Below is a listing to transcribe in full and exactly; keep the pictures out.

>>>

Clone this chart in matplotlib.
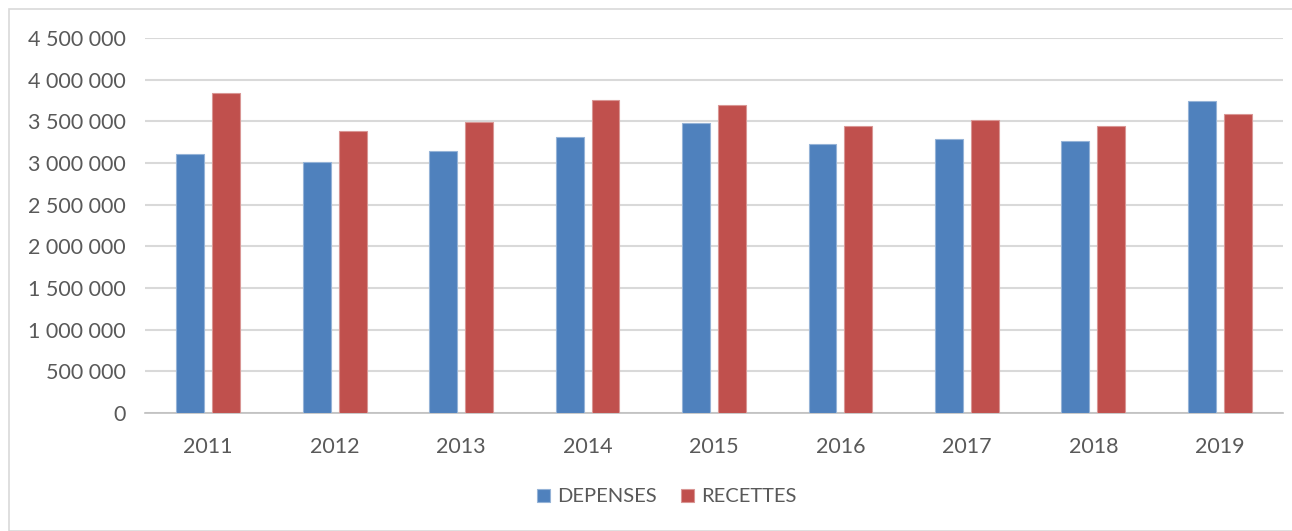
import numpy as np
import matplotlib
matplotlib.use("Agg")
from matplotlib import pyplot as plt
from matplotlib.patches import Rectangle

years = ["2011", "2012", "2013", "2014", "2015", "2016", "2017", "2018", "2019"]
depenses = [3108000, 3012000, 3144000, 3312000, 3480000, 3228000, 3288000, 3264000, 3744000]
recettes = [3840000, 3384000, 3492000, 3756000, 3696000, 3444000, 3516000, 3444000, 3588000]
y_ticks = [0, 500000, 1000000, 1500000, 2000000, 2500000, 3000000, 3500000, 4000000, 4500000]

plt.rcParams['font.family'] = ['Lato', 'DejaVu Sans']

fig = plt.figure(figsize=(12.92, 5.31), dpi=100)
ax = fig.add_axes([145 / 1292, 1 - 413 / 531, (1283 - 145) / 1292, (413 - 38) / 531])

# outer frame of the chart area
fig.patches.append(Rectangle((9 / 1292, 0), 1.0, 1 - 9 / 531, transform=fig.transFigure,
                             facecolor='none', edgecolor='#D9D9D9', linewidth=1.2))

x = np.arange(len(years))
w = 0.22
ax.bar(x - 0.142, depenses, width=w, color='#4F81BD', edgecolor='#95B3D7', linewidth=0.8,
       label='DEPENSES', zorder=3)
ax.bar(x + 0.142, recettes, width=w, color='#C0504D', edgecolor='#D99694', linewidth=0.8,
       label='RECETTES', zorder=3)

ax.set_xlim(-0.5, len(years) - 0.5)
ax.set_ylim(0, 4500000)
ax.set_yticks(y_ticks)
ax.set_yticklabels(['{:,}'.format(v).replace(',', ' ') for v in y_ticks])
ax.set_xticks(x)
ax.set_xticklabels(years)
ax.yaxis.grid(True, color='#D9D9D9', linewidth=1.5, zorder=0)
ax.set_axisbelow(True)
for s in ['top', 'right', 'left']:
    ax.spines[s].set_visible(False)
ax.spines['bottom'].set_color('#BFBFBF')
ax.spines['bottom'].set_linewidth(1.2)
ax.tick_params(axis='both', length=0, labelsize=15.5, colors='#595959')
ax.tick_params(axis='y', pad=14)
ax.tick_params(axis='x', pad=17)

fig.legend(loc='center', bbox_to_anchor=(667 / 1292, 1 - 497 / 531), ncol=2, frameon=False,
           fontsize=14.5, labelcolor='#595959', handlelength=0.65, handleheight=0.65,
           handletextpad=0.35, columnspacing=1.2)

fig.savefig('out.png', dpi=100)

<<<

Problem solution →
Clone this chart in matplotlib.
import numpy as np
import matplotlib
matplotlib.use("Agg")
from matplotlib import pyplot as plt
from matplotlib.patches import Rectangle

years = ["2011", "2012", "2013", "2014", "2015", "2016", "2017", "2018", "2019"]
depenses = [3108000, 3012000, 3144000, 3312000, 3480000, 3228000, 3288000, 3264000, 3744000]
recettes = [3840000, 3384000, 3492000, 3756000, 3696000, 3444000, 3516000, 3444000, 3588000]
y_ticks = [0, 500000, 1000000, 1500000, 2000000, 2500000, 3000000, 3500000, 4000000, 4500000]

plt.rcParams['font.family'] = ['Lato', 'DejaVu Sans']

fig = plt.figure(figsize=(12.92, 5.31), dpi=100)
ax = fig.add_axes([145 / 1292, 1 - 413 / 531, (1283 - 145) / 1292, (413 - 38) / 531])

# outer frame of the chart area
fig.patches.append(Rectangle((9 / 1292, 0), 1.0, 1 - 9 / 531, transform=fig.transFigure,
                             facecolor='none', edgecolor='#D9D9D9', linewidth=1.2))

x = np.arange(len(years))
w = 0.22
ax.bar(x - 0.142, depenses, width=w, color='#4F81BD', edgecolor='#95B3D7', linewidth=0.8,
       label='DEPENSES', zorder=3)
ax.bar(x + 0.142, recettes, width=w, color='#C0504D', edgecolor='#D99694', linewidth=0.8,
       label='RECETTES', zorder=3)

ax.set_xlim(-0.5, len(years) - 0.5)
ax.set_ylim(0, 4500000)
ax.set_yticks(y_ticks)
ax.set_yticklabels(['{:,}'.format(v).replace(',', ' ') for v in y_ticks])
ax.set_xticks(x)
ax.set_xticklabels(years)
ax.yaxis.grid(True, color='#D9D9D9', linewidth=1.5, zorder=0)
ax.set_axisbelow(True)
for s in ['top', 'right', 'left']:
    ax.spines[s].set_visible(False)
ax.spines['bottom'].set_color('#BFBFBF')
ax.spines['bottom'].set_linewidth(1.2)
ax.tick_params(axis='both', length=0, labelsize=15.5, colors='#595959')
ax.tick_params(axis='y', pad=14)
ax.tick_params(axis='x', pad=17)

fig.legend(loc='center', bbox_to_anchor=(667 / 1292, 1 - 497 / 531), ncol=2, frameon=False,
           fontsize=14.5, labelcolor='#595959', handlelength=0.65, handleheight=0.65,
           handletextpad=0.35, columnspacing=1.2)

fig.savefig('out.png', dpi=100)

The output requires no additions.